1. A lower inflation rate in Canada relative to other countries causes the Canadian dollar to appreciate because
A) Canadian real interest rates fall.
B) prices of Canadian resources fall in international markets.
C) speculators anticipate depreciation of the Canadian dollar.
D) Canadian products and services are relatively cheaper so exports to R.O.W. increase.
E) Canadian products and services are relatively cheaper so imports from R.O.W. increase.
2. An inflationary gap results from
A) appreciation of the C$ leading to increased exports.
B) depreciation of the C$ leading to increased imports.
C) appreciation of the C$ leading to decreased exports.
D) depreciation of the C$ leading to increased exports.

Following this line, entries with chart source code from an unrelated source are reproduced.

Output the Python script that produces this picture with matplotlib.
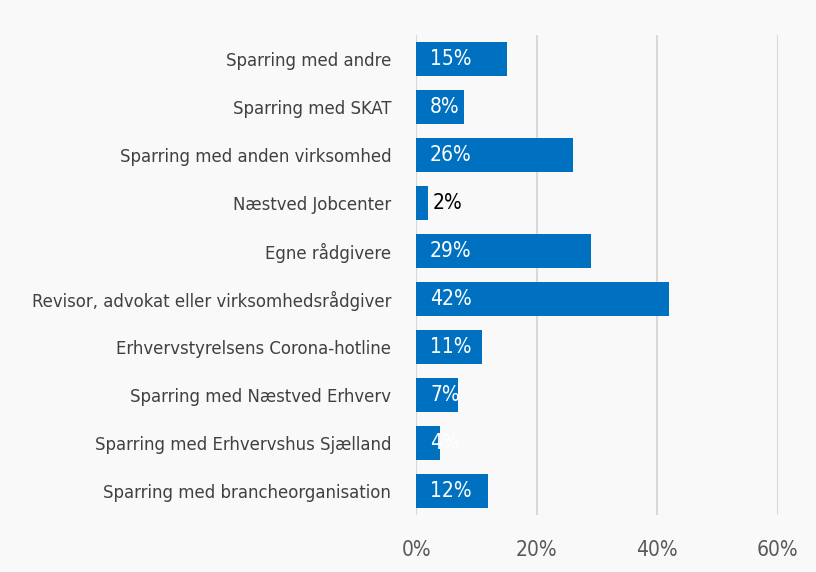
import matplotlib.pyplot as plt

categories = [
    "Sparring med andre",
    "Sparring med SKAT",
    "Sparring med anden virksomhed",
    "Næstved Jobcenter",
    "Egne rådgivere",
    "Revisor, advokat eller virksomhedsrådgiver",
    "Erhvervstyrelsens Corona-hotline",
    "Sparring med Næstved Erhverv",
    "Sparring med Erhvervshus Sjælland",
    "Sparring med brancheorganisation",
]
values = [15, 8, 26, 2, 29, 42, 11, 7, 4, 12]
xticks = [0, 20, 40, 60]

plt.rcParams["font.family"] = ["DejaVu Sans"]
plt.rcParams["font.stretch"] = "condensed"

bar_color = "#0070c0"

fig = plt.figure(figsize=(8.16, 5.72), dpi=100)
fig.patch.set_facecolor("#f9f9f9")
ax = fig.add_axes([0.51, 0.1, 0.443, 0.839])
ax.set_facecolor("#f9f9f9")

pos = list(range(len(categories)))[::-1]
ax.barh(pos, values, height=0.7, color=bar_color, zorder=3)

for p, v in zip(pos, values):
    if v >= 4:
        ax.text(2.3, p, f"{v}%", va="center", ha="left", color="white", fontsize=15, zorder=4)
    else:
        ax.text(v + 0.8, p, f"{v}%", va="center", ha="left", color="black", fontsize=15, zorder=4)

ax.set_yticks(pos)
ax.set_yticklabels(categories, fontsize=13.2, color="#404040")
ax.set_xticks(xticks)
ax.set_xticklabels([f"{t}%" for t in xticks], fontsize=15, color="#595959")
ax.set_xlim(0, 60)
ax.set_ylim(-0.5, len(categories) - 0.5)
ax.grid(axis="x", color="#d9d9d9", linewidth=1.5, zorder=0)
ax.tick_params(axis="both", length=0)
ax.tick_params(axis="y", pad=18)
ax.tick_params(axis="x", pad=18)
for s in ax.spines.values():
    s.set_visible(False)
ax.axvline(0, color="#d9d9d9", linewidth=1.5, zorder=1)

fig.savefig("out.png", dpi=100, facecolor=fig.get_facecolor())
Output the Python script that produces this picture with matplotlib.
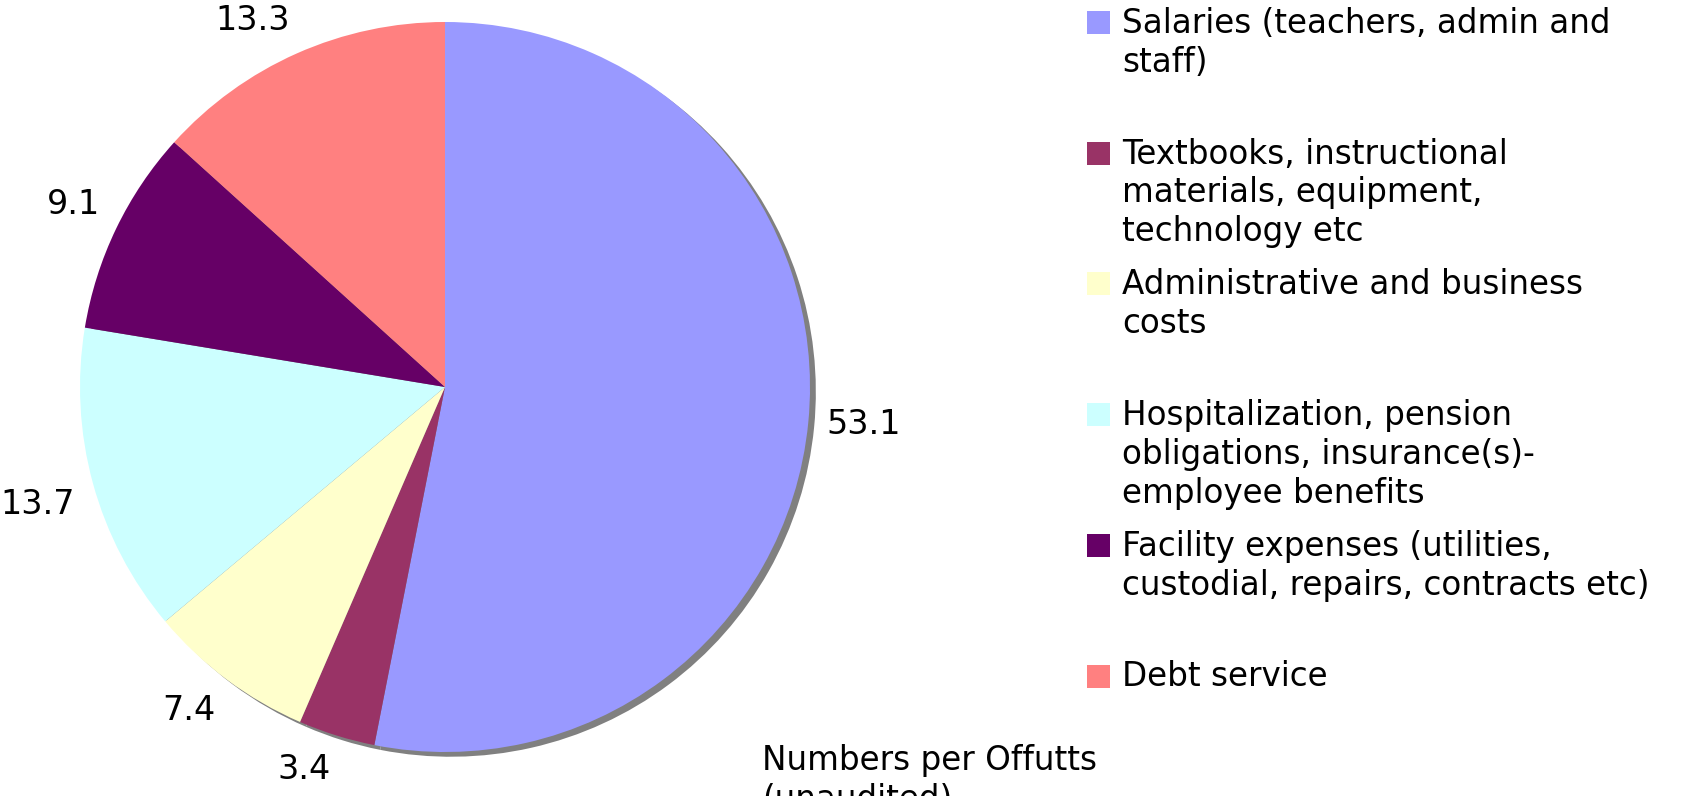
import numpy as np
import matplotlib.pyplot as plt
from matplotlib.patches import Rectangle

# expense categories and their shares (percent)
categories = [
    "Salaries (teachers, admin and\nstaff)",
    "Textbooks, instructional\nmaterials, equipment,\ntechnology etc",
    "Administrative and business\ncosts",
    "Hospitalization, pension\nobligations, insurance(s)-\nemployee benefits",
    "Facility expenses (utilities,\ncustodial, repairs, contracts etc)",
    "Debt service",
]
shares = [53.1, 3.4, 7.4, 13.7, 9.1, 13.3]
value_labels = ["53.1", "3.4", "7.4", "13.7", "9.1", "13.3"]
colors = ["#9999FF", "#993366", "#FFFFCC", "#CCFFFF", "#660066", "#FF8080"]
note = "Numbers per Offutts\n(unaudited)"

W, H = 1691, 796
plt.rcParams["font.family"] = ["DejaVu Sans"]
fig = plt.figure(figsize=(W / 100, H / 100), dpi=100)

# pie axes: centre (445, 387) px, radius 365 px
cx, cy, r = 445, 387, 365
ax = fig.add_axes([(cx - r) / W, (H - cy - r) / H, 2 * r / W, 2 * r / H])

# grey drop shadow behind the pie
ax.pie(shares, colors=["#808080"] * len(shares), startangle=90,
       counterclock=False, center=(0.016, -0.013),
       wedgeprops=dict(linewidth=0))
wedges, texts = ax.pie(shares, colors=colors, labels=value_labels, startangle=90,
                       counterclock=False, labeldistance=1.05,
                       wedgeprops=dict(linewidth=0),
                       textprops=dict(fontsize=24, color="black"))

# keep the value labels fully outside the pie (Excel style)
for t in texts:
    x, y = t.get_position()
    s = y / np.hypot(x, y)
    if abs(s) > 0.15:
        t.set_va("bottom" if s > 0 else "top")

ax.set_xlim(-1, 1)
ax.set_ylim(-1, 1)
ax.set_aspect("equal")
ax.axis("off")

# legend drawn by hand: equal slots, text top-aligned with the swatch
slot, top0, sw = 130.7, 11, 23
for i, (lab, col) in enumerate(zip(categories, colors)):
    top = top0 + i * slot
    fig.patches.append(Rectangle((1087 / W, 1 - (top + sw) / H), sw / W, sw / H,
                                 transform=fig.transFigure, facecolor=col,
                                 edgecolor="none"))
    fig.text(1122 / W, 1 - (top - 4) / H, lab, fontsize=23.5, va="top",
             ha="left", linespacing=1.22)

fig.text(762 / W, 1 - 744 / H, note, fontsize=23.5, va="top", ha="left",
         linespacing=1.22)

fig.savefig("out.png", dpi=100)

E) appreciation of the C$ leading to decreased imports.
3. When the inflation rate is 4 percent, the Bank of Canada will
A) buy bonds to lower interest rates and shift the aggregate demand curve rightward.
B) sell bonds to raise interest rates and shift the aggregate demand curve leftward.
C) do nothing, since an interest rate of 4 percent is desirable.
D) sell bonds to lower interest rates and accelerate the economy.
E) buy bonds to raise interest rates and slow down the economy.
4. If the annual inflation rate is 0.5 percent, the Bank of Canada will
A) sell bonds to raise interest rates and slow down the economy.
B) buy bonds to lower interest rates and accelerate the economy.
C) do nothing since an inflation rate of 0.5 percent is desirable.
D) buy bonds to raise interest rates and increase aggregate demand.
E) sell bonds to lower interest rates and increase aggregate demand.
1. A lower inflation rate in Canada relative to other countries causes the Canadian dollar to appreciate because Canadian products and services are relatively cheaper so exports to R.O.W. increase. When there is lower rate of inflation in Canada, goods are relatively cheaper in Canada and as a result demand for Canadian goods and services increases. This will increase the demand for Canadian dollars and Canadian dollars will appreciate. The answer is option (D).